§ **DATA LINES**
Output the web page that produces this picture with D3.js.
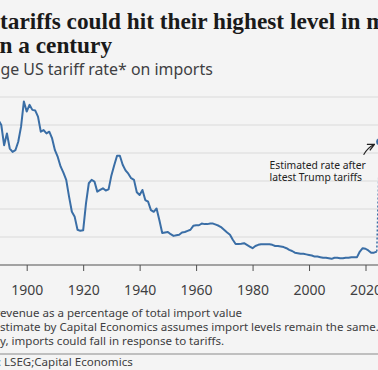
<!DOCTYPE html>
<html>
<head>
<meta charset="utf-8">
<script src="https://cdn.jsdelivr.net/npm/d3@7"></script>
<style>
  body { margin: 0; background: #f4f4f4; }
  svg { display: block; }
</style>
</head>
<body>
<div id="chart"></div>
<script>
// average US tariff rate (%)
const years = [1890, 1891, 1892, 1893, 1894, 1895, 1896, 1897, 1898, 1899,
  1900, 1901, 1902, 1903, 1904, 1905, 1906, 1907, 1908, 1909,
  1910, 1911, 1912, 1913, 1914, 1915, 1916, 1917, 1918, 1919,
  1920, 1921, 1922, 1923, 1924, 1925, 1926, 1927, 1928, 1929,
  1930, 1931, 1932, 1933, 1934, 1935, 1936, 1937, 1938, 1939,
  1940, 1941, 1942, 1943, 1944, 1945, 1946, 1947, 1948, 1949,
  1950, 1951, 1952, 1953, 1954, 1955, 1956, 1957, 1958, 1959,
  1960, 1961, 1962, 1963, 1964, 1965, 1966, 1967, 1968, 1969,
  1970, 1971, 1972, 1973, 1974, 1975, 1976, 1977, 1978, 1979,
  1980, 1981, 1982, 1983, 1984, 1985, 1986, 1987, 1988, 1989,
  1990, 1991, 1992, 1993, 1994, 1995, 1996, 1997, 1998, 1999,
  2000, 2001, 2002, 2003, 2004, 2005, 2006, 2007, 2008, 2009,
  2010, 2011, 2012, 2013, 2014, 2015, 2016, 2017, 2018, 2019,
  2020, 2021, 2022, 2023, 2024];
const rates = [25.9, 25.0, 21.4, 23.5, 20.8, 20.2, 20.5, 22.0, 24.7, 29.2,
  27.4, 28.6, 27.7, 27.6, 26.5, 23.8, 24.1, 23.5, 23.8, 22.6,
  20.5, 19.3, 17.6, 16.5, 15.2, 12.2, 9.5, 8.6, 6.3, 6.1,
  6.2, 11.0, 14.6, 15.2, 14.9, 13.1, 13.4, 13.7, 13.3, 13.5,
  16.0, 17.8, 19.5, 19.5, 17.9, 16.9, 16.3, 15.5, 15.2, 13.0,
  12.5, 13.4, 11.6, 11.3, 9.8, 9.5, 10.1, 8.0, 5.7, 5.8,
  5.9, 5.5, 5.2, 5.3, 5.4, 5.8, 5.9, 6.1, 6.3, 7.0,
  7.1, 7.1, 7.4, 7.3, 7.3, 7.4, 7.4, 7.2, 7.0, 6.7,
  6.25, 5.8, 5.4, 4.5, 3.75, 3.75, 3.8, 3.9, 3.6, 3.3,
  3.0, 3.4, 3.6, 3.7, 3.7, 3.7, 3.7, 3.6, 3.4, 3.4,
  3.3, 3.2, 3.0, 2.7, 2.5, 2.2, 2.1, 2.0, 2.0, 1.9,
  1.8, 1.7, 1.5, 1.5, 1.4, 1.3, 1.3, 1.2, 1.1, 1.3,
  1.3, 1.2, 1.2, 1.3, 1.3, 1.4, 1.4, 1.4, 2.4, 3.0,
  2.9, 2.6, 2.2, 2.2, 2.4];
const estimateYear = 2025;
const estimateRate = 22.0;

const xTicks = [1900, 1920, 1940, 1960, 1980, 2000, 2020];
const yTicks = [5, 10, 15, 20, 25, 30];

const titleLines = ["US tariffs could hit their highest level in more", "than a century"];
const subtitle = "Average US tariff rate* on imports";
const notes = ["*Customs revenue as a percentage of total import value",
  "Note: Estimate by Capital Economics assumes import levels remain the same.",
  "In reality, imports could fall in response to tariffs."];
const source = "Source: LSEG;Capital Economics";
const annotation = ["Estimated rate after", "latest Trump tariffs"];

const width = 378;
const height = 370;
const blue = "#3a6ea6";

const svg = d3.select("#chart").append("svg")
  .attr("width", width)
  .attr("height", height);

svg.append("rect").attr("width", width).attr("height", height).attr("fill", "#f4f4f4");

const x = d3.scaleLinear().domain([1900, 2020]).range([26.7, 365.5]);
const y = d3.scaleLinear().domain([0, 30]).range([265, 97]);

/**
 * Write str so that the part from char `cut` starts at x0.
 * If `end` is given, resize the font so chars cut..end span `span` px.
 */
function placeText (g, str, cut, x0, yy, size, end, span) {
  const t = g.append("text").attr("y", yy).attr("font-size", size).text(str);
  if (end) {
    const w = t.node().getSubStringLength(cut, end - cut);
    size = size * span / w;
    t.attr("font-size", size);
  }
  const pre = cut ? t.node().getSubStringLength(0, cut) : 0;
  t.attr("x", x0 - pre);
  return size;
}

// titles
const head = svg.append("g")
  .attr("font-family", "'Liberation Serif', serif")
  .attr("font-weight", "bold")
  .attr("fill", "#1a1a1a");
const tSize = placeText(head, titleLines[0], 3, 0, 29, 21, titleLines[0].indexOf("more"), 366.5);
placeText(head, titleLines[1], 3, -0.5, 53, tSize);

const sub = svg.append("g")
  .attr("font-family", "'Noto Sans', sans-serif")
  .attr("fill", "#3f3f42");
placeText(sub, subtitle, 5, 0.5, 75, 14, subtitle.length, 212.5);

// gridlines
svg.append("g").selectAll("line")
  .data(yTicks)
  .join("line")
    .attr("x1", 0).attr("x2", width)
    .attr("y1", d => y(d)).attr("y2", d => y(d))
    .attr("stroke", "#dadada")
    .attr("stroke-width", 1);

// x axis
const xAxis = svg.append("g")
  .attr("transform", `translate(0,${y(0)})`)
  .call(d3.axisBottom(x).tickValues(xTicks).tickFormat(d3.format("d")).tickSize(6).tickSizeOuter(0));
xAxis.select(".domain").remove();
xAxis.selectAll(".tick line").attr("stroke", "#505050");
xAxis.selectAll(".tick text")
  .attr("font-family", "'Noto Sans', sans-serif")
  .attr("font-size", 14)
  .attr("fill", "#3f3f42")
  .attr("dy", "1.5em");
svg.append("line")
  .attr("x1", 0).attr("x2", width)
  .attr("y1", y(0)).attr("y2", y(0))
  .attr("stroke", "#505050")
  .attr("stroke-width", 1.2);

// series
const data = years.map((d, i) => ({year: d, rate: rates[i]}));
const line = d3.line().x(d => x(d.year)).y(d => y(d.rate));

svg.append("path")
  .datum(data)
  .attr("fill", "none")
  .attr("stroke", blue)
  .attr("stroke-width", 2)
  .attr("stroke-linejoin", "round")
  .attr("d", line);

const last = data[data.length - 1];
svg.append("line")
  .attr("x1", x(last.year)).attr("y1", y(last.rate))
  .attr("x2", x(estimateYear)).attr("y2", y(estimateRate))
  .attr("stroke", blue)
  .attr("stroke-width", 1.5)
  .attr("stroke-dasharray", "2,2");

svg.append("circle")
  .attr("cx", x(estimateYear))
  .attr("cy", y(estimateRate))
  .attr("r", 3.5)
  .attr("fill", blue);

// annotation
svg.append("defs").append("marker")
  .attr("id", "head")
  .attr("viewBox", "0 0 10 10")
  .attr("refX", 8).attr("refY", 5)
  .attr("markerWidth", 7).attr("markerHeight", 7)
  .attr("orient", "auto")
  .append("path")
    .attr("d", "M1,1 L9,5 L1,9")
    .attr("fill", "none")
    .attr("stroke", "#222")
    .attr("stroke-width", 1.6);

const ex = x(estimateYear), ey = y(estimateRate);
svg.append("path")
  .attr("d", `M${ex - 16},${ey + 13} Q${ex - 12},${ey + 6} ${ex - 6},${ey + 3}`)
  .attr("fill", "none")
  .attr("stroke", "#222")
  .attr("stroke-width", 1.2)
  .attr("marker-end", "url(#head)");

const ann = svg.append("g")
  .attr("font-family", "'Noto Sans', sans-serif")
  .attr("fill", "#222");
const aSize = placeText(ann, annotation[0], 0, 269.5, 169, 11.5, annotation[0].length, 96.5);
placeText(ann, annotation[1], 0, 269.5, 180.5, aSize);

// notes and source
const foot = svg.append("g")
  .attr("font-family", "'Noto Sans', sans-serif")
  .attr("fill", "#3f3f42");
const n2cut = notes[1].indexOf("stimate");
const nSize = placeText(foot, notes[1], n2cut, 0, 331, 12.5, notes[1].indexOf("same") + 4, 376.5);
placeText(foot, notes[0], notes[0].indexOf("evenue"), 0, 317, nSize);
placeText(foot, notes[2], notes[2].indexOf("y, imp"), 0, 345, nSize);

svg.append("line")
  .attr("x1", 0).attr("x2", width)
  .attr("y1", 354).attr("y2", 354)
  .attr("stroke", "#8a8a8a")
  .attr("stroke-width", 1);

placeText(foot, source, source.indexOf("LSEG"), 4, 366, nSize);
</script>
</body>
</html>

§ **THE TASK**
Pick out each line containing the string "that" and copy it.

§ **RESULT**
Output the web page that produces this picture with D3.js.
 * Write str so that the part from char `cut` starts at x0.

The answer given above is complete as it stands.